* START Supplied material *

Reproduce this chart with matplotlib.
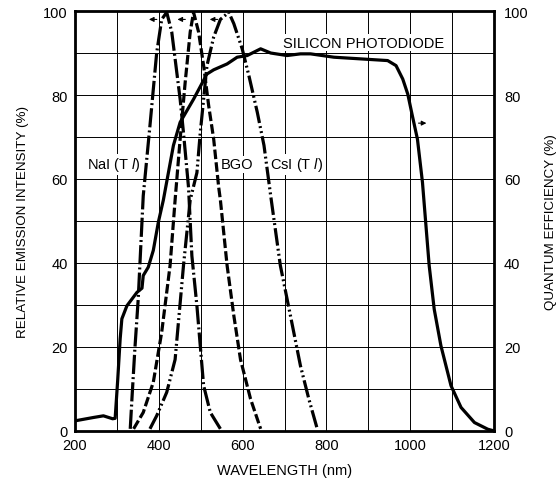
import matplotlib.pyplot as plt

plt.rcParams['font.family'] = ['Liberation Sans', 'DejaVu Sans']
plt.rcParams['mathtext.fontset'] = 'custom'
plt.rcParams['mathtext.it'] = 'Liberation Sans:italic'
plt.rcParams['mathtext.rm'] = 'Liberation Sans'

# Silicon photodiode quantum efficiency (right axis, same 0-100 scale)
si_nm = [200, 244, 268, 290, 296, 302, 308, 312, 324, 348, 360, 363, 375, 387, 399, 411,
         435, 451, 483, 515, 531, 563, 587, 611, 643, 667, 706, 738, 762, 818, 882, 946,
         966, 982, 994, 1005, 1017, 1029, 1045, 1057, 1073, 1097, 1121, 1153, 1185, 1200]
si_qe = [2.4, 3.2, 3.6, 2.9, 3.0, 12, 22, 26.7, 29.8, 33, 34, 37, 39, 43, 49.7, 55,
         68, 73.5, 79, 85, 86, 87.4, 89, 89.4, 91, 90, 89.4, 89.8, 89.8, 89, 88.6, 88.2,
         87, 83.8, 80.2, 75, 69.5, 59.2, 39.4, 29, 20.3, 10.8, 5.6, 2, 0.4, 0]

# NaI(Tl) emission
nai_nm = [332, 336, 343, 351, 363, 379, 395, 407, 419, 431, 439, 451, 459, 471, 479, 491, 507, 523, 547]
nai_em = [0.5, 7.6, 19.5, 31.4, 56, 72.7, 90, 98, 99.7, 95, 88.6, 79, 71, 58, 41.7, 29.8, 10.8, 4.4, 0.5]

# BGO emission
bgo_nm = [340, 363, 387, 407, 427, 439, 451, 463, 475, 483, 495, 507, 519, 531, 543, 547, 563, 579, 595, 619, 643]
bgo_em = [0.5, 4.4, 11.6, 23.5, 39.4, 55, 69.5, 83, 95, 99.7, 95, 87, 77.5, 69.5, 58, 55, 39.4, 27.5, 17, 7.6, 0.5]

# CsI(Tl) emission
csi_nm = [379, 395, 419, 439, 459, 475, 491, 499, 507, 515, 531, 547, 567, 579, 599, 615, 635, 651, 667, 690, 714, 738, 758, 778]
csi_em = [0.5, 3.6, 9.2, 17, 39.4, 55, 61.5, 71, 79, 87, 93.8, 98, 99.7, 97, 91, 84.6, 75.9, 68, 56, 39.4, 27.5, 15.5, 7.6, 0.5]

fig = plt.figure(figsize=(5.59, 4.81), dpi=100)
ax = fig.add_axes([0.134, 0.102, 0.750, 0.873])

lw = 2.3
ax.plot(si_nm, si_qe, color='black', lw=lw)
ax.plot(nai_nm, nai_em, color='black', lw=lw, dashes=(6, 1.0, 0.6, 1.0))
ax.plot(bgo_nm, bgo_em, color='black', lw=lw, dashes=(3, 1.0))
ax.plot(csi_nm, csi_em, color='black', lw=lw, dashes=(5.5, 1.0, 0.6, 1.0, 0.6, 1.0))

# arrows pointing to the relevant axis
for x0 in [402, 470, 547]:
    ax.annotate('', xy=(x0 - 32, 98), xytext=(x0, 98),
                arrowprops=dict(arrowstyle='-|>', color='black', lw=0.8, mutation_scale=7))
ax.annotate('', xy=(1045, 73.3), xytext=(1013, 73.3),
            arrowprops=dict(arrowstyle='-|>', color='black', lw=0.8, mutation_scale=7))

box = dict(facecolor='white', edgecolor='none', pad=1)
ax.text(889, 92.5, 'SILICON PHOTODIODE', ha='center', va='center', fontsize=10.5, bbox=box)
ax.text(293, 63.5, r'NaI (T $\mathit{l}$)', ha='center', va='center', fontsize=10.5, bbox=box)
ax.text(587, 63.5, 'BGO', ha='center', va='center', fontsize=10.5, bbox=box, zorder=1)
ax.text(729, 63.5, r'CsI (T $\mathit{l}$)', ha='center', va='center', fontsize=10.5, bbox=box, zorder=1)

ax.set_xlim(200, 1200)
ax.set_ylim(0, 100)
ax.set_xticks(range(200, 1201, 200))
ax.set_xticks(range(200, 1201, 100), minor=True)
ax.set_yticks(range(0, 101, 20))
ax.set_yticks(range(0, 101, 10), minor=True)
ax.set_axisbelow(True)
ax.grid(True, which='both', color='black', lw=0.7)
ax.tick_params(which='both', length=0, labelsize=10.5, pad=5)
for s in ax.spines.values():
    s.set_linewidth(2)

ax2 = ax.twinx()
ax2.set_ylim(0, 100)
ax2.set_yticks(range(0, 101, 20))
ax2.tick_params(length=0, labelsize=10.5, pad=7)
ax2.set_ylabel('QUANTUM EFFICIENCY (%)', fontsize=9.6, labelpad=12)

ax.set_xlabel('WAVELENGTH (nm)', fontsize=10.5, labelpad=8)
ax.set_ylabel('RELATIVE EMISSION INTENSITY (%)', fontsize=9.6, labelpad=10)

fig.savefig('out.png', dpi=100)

* END Supplied material *

Copy each line from the data above that includes "matplotlib".

■ Reply to the exercise
Reproduce this chart with matplotlib.
import matplotlib.pyplot as plt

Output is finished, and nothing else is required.